[Code that draws figures]
━━━

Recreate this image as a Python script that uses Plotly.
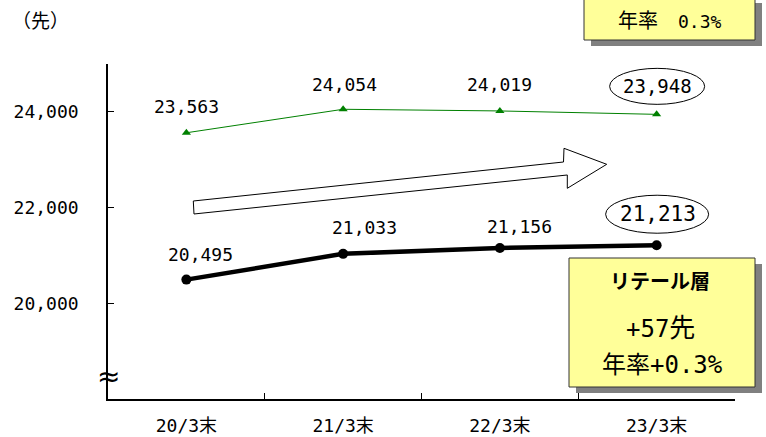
import plotly.graph_objects as go

# ---- data ----
categories = ["20/3末", "21/3末", "22/3末", "23/3末"]
total_values = [23563, 24054, 24019, 23948]      # green series
retail_values = [20495, 21033, 21156, 21213]     # black series (リテール層)
y_tick_vals = [20000, 22000, 24000]
y_tick_text = ["20,000", "22,000", "24,000"]

# label offsets in pixels (xshift, yshift)
total_label_off = [(0, 26), (1, 25), (0, 26), (1, 28)]
retail_label_off = [(14, 25), (21, 26), (20, 21), (1, 31)]

MONO = "DejaVu Sans Mono"
CJK_FONT = "Noto Sans CJK JP"
NUM_FONT = MONO + ", " + CJK_FONT

W, H = 766, 437
L, R, T, B = 108, 735, 64, 399


def px(x):
    return (x - L) / (R - L)


def py(y):
    return (B - y) / (B - T)


def mono(t, size):
    return f"<span style='font-family:{MONO};font-size:{size}px'>{t}</span>"


def cjk(t, size):
    return f"<span style='font-family:{CJK_FONT};font-size:{size}px'>{t}</span>"


fig = go.Figure()

fig.add_trace(go.Scatter(
    x=categories, y=total_values, mode="lines+markers",
    line=dict(color="#008000", width=1),
    marker=dict(symbol="triangle-up", size=8, color="#008000"),
    hoverinfo="skip", showlegend=False))

fig.add_trace(go.Scatter(
    x=categories, y=retail_values, mode="lines+markers",
    line=dict(color="#000000", width=4.5),
    marker=dict(symbol="circle", size=10, color="#000000"),
    hoverinfo="skip", showlegend=False))

annotations = []
shapes = []

for i, (c, v) in enumerate(zip(categories, total_values)):
    xs, ys = total_label_off[i]
    annotations.append(dict(
        x=c, y=v, xref="x", yref="y", text=f"{v:,}", showarrow=False,
        xshift=xs, yshift=ys, font=dict(family=NUM_FONT, size=19 if i == 3 else 18, color="#000"),
        xanchor="center", yanchor="middle"))

for i, (c, v) in enumerate(zip(categories, retail_values)):
    xs, ys = retail_label_off[i]
    annotations.append(dict(
        x=c, y=v, xref="x", yref="y", text=f"{v:,}", showarrow=False,
        xshift=xs, yshift=ys, font=dict(family=NUM_FONT, size=21 if i == 3 else 18, color="#000"),
        xanchor="center", yanchor="middle"))

# ellipses around latest values
shapes.append(dict(type="circle", xref="x", yref="y", xsizemode="pixel", ysizemode="pixel",
                   xanchor=3, yanchor=total_values[3], x0=-47, x1=48, y0=10, y1=46,
                   line=dict(color="#000", width=1), fillcolor="rgba(0,0,0,0)", layer="above"))
shapes.append(dict(type="circle", xref="x", yref="y", xsizemode="pixel", ysizemode="pixel",
                   xanchor=3, yanchor=retail_values[3], x0=-51, x1=52, y0=12, y1=50,
                   line=dict(color="#000", width=1), fillcolor="rgba(0,0,0,0)", layer="above"))

# hollow block arrow
arrow_pts = [(194, 214), (193.3, 201), (563.5, 162), (564, 148.3), (606.7, 164.3),
             (567.3, 188.3), (567.3, 175)]
path = "M " + " L ".join(f"{px(x):.5f},{py(y):.5f}" for x, y in arrow_pts) + " Z"
shapes.append(dict(type="path", xref="paper", yref="paper", path=path,
                   line=dict(color="#000", width=1), fillcolor="white", layer="above"))

# yellow boxes with shadow
def box(x0, y0, x1, y1):
    shapes.append(dict(type="rect", xref="paper", yref="paper",
                       x0=px(x0 + 7), x1=px(x1 + 7), y0=py(y1 + 6), y1=py(y0 + 6),
                       line=dict(width=0), fillcolor="#808080", layer="above"))
    shapes.append(dict(type="rect", xref="paper", yref="paper",
                       x0=px(x0), x1=px(x1), y0=py(y1), y1=py(y0),
                       line=dict(color="#333", width=1), fillcolor="#FFFF99", layer="above"))

box(584, -3, 755, 40)
box(569, 258, 755, 387)

def text_at(x, y, t, size, family=NUM_FONT, xanchor="center"):
    annotations.append(dict(x=px(x), y=py(y), xref="paper", yref="paper", text=t,
                            showarrow=False, xanchor=xanchor, yanchor="middle",
                            font=dict(family=family, size=size, color="#000")))

text_at(670, 19, cjk("年率　", 20) + mono("0.3%", 18), 18)
text_at(660, 280, "<b>リテール層</b>", 20, family=CJK_FONT)
text_at(660, 325, mono("+57", 24) + cjk("先", 26), 24)
text_at(662, 362, cjk("年率", 24) + mono("+0.3%", 24), 24)
text_at(10, 20, "（先）", 19, family=CJK_FONT, xanchor="left")
text_at(108, 376, "≈", 28, family="DejaVu Sans")

fig.update_layout(
    width=W, height=H,
    margin=dict(l=L, r=W - R, t=T, b=H - B, autoexpand=False),
    paper_bgcolor="white", plot_bgcolor="white",
    shapes=shapes, annotations=annotations,
    xaxis=dict(type="category", range=[-0.5, 3.5], showgrid=False, zeroline=False,
               showline=True, linecolor="#000", linewidth=1.5, automargin=False,
               ticks="inside", tickson="boundaries", ticklen=6, tickcolor="#000",
               ticklabelstandoff=10,
               tickfont=dict(family=NUM_FONT, size=18, color="#000")),
    yaxis=dict(range=[18000, 25000], showgrid=False, zeroline=False,
               showline=True, linecolor="#000", linewidth=1.5, automargin=False,
               ticks="inside", ticklen=6, tickcolor="#000",
               tickvals=y_tick_vals, ticktext=y_tick_text, ticklabelstandoff=24,
               tickfont=dict(family=NUM_FONT, size=18, color="#000")),
)

fig.write_html("out.html")
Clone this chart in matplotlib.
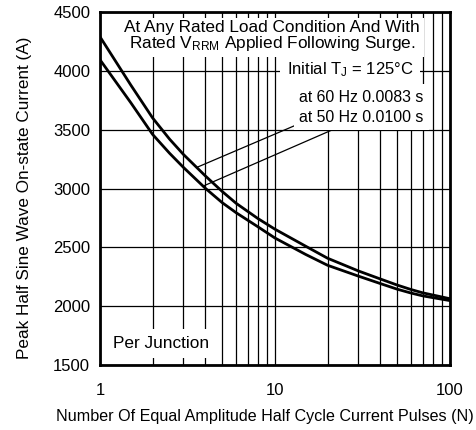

━━━

PROBLEM
Leave out the pictures. Transcribe only the lines above, from the first through the one that contains "NUM_FONT = MONO".

OUTPUT FOR THIS TASK
Recreate this image as a Python script that uses Plotly.
import plotly.graph_objects as go

# ---- data ----
categories = ["20/3末", "21/3末", "22/3末", "23/3末"]
total_values = [23563, 24054, 24019, 23948]      # green series
retail_values = [20495, 21033, 21156, 21213]     # black series (リテール層)
y_tick_vals = [20000, 22000, 24000]
y_tick_text = ["20,000", "22,000", "24,000"]

# label offsets in pixels (xshift, yshift)
total_label_off = [(0, 26), (1, 25), (0, 26), (1, 28)]
retail_label_off = [(14, 25), (21, 26), (20, 21), (1, 31)]

MONO = "DejaVu Sans Mono"
CJK_FONT = "Noto Sans CJK JP"
NUM_FONT = MONO + ", " + CJK_FONT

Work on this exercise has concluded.